Why policy-as-code matters
AI workflows touch production data and systems. You need a policy decision point that is deterministic and auditable. Policy-as-code makes the decision logic a first-class artifact that can be reviewed, tested, and versioned.
A policy shape that scales
The exact syntax can vary, but the shape should be simple: match on context and return a decision with optional constraints.
rules:
- name: prod-writes-require-approval
match:
environment: prod
risk_tags: [write]
decision: REQUIRE_APPROVAL
- name: allow-safe-read
match:
environment: prod
risk_tags: [read]
decision: ALLOW
constraints:
max_runtime_sec: 120Decisions and constraints
Decisions should be explicit: ALLOW, DENY, REQUIRE_APPROVAL, or ALLOW_WITH_CONSTRAINTS. Constraints cap runtime, limit diffs, and enforce allowlists so risky actions are bounded even when approved.
Simulate before publish
Simulations let you run policies against representative jobs before you ship them. The output should show the matched rule, decision, and constraints.

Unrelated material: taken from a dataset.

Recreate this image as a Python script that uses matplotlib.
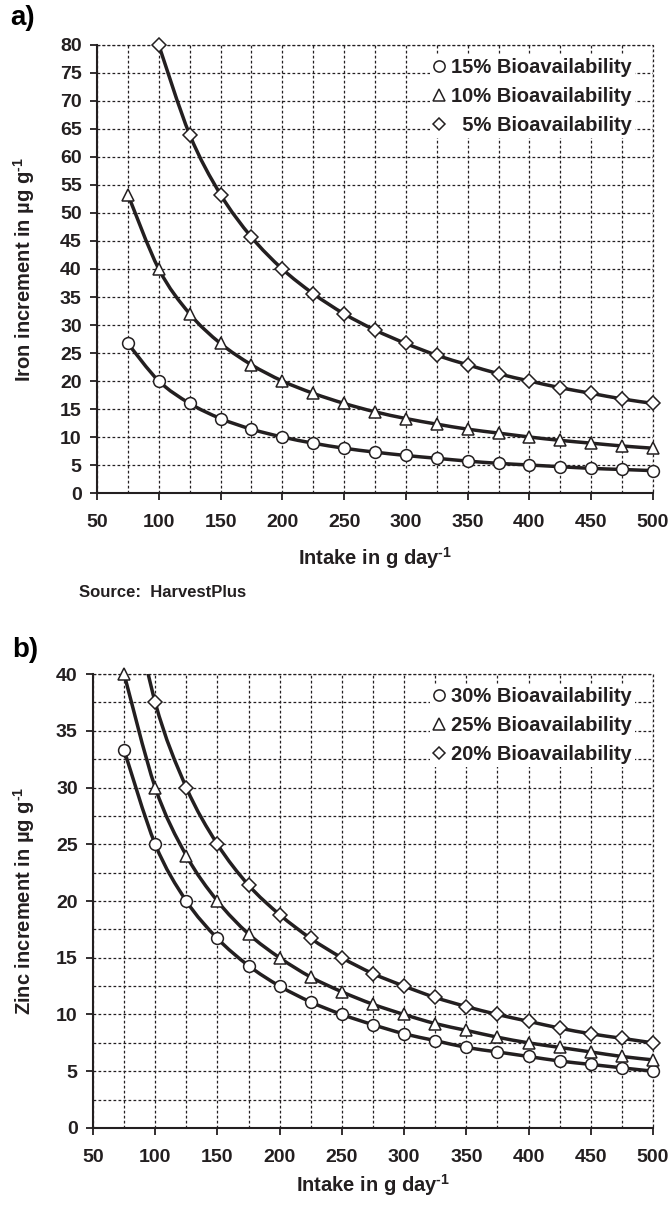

POST /api/v1/policy/simulate
{
"tenant_id": "default",
"job": {
"topic": "job.db.migrate",
"risk_tags": ["prod", "write"],
"capability": "db.migrate"
}
}
200 OK
{
"decision": "REQUIRE_APPROVAL",
"reason": "prod write requires approval",
"constraints": {
"max_runtime_sec": 600
},
"matched_rule": "prod-writes-require-approval"
}Review and rollout
Treat policy changes like code. Review them, simulate them against real traffic, and publish snapshots. This prevents accidental loosening and keeps approvals tied to a specific policy version.
- - Publish snapshot v42 after review and simulation.

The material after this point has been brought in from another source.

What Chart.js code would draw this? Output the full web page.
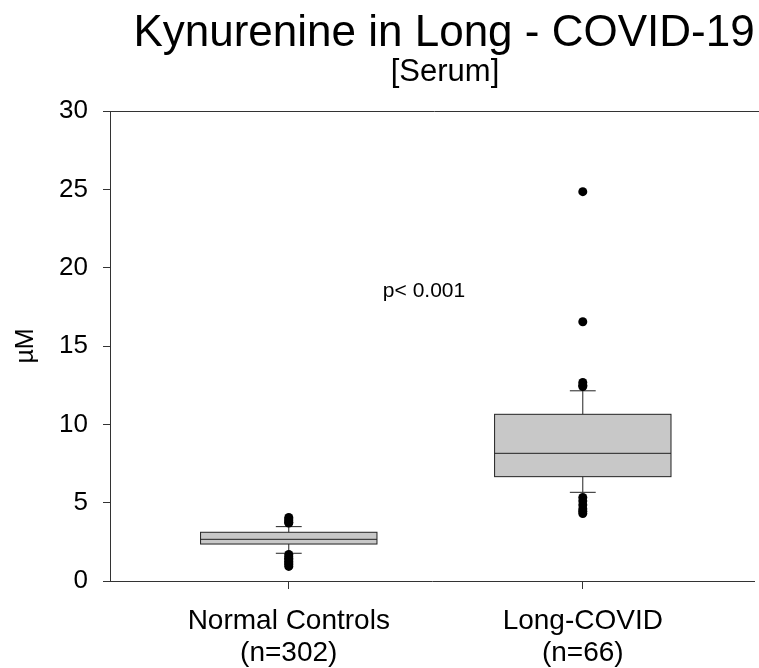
<!DOCTYPE html>
<html>
<head>
<meta charset="utf-8">
<script src="https://cdn.jsdelivr.net/npm/chart.js@4.4.1/dist/chart.umd.min.js"></script>
<style>
    html, body { margin: 0; padding: 0; background: #fff; }
    #wrap { width: 759px; height: 668px; }
</style>
</head>
<body>
<div id="wrap"><canvas id="myChart"></canvas></div>
<script>
const groups = ['Normal Controls', 'Long-COVID'];
const groupN = ['(n=302)', '(n=66)'];
const groupX = [1, 2];

// box stats
const whiskerLow = [1.77, 5.66];
const q1 = [2.36, 6.66];
const median = [2.66, 8.15];
const q3 = [3.11, 10.64];
const whiskerHigh = [3.47, 12.14];

const outliersNormal = [4.05, 3.95, 3.85, 3.75, 3.70, 1.69, 1.55, 1.45, 1.35, 1.25, 1.15, 1.05, 0.93];
const outliersLong = [24.85, 16.55, 12.67, 12.5, 12.41, 5.33, 5.1, 4.85, 4.6, 4.45, 4.31];

const yTicks = [0, 5, 10, 15, 20, 25, 30];

const FONT = "'Liberation Sans', Arial, sans-serif";

const boxPlugin = {
    id: 'boxes',
    beforeDatasetsDraw(chart) {
        const c = chart.ctx;
        const x = chart.scales.x, y = chart.scales.y;
        const half = 0.3, cap = 0.044;
        c.save();
        c.lineWidth = 1;
        c.strokeStyle = '#222';
        for (let i = 0; i < groupX.length; i++) {
            const l = x.getPixelForValue(groupX[i] - half);
            const r = x.getPixelForValue(groupX[i] + half);
            const cx = x.getPixelForValue(groupX[i]);
            const cl = x.getPixelForValue(groupX[i] - cap);
            const cr = x.getPixelForValue(groupX[i] + cap);
            const t = y.getPixelForValue(q3[i]);
            const b = y.getPixelForValue(q1[i]);
            const m = y.getPixelForValue(median[i]);
            const wl = y.getPixelForValue(whiskerLow[i]);
            const wh = y.getPixelForValue(whiskerHigh[i]);

            c.beginPath();
            c.moveTo(cx, t); c.lineTo(cx, wh);
            c.moveTo(cl, wh); c.lineTo(cr, wh);
            c.moveTo(cx, b); c.lineTo(cx, wl);
            c.moveTo(cl, wl); c.lineTo(cr, wl);
            c.stroke();

            c.fillStyle = '#c8c8c8';
            c.fillRect(l, t, r - l, b - t);
            c.strokeRect(l, t, r - l, b - t);
            c.beginPath();
            c.moveTo(l, m); c.lineTo(r, m);
            c.stroke();
        }
        c.restore();
    }
};

const textPlugin = {
    id: 'texts',
    afterDraw(chart) {
        const c = chart.ctx;
        const area = chart.chartArea;
        c.save();
        // top frame line
        c.strokeStyle = '#333';
        c.lineWidth = 1;
        c.beginPath();
        c.moveTo(area.left, Math.round(area.top) + 0.5);
        c.lineTo(chart.width, Math.round(area.top) + 0.5);
        c.stroke();

        c.fillStyle = '#000';
        c.textBaseline = 'alphabetic';
        c.textAlign = 'center';
        c.font = '44px ' + FONT;
        c.fillText('Kynurenine in Long - COVID-19', 444, 46);
        c.font = '31px ' + FONT;
        c.fillText('[Serum]', 445, 81);

        c.textAlign = 'left';
        c.font = '21px ' + FONT;
        c.fillText('p< 0.001', chart.scales.x.getPixelForValue(1.32), chart.scales.y.getPixelForValue(18.12));
        c.restore();
    }
};

const ctx = document.getElementById('myChart');

new Chart(ctx, {
    type: 'scatter',
    data: {
        datasets: [{
            label: groups[0],
            data: outliersNormal.map(v => ({x: groupX[0], y: v})),
            backgroundColor: '#000',
            borderWidth: 0,
            pointRadius: 4.5
        }, {
            label: groups[1],
            data: outliersLong.map(v => ({x: groupX[1], y: v})),
            backgroundColor: '#000',
            borderWidth: 0,
            pointRadius: 4.5
        }]
    },
    options: {
        animation: false,
        responsive: true,
        maintainAspectRatio: false,
        layout: {
            padding: {top: 111, left: 0, right: 0, bottom: 0}
        },
        plugins: {
            legend: {display: false},
            tooltip: {enabled: false}
        },
        scales: {
            x: {
                type: 'linear',
                min: 0.392,
                max: 2.584,
                afterBuildTicks: s => { s.ticks = groupX.map(v => ({value: v})); },
                afterFit: s => { s.height = 87; },
                ticks: {
                    autoSkip: false,
                    maxRotation: 0,
                    padding: 16,
                    color: '#000',
                    font: {family: FONT, size: 28, lineHeight: 1.15},
                    callback: v => {
                        const i = groupX.indexOf(v);
                        return i < 0 ? '' : [groups[i], groupN[i]];
                    }
                },
                grid: {drawOnChartArea: false, drawTicks: true, tickLength: 8, color: '#333'},
                border: {display: true, color: '#333'}
            },
            y: {
                min: 0,
                max: 30,
                afterBuildTicks: s => { s.ticks = yTicks.map(v => ({value: v})); },
                afterFit: s => { s.width = 110; },
                ticks: {
                    padding: 15,
                    color: '#000',
                    font: {family: FONT, size: 26}
                },
                title: {
                    display: true,
                    text: 'µM',
                    color: '#000',
                    padding: {top: 11, bottom: 0},
                    font: {family: FONT, size: 25}
                },
                grid: {drawOnChartArea: false, drawTicks: true, tickLength: 7, color: '#333'},
                border: {display: true, color: '#333'}
            }
        }
    },
    plugins: [boxPlugin, textPlugin]
});
</script>
</body>
</html>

- - Detect an unintended allow rule in production.
- - Rollback to snapshot v41 in seconds.
- - Audit trail records the publish and rollback events.
When policy changes mid-run
Runs bind to the policy snapshot hash captured at evaluation time. If policy changes later, the run still references the original snapshot, keeping approvals and audit records consistent.
This prevents drift: you always know which policy version approved or denied a specific job.
How Cordum handles policy
Cordum evaluates every job in the Safety Kernel and returns an explicit decision with a reason. The decision is bound to a policy snapshot and recorded in the run timeline.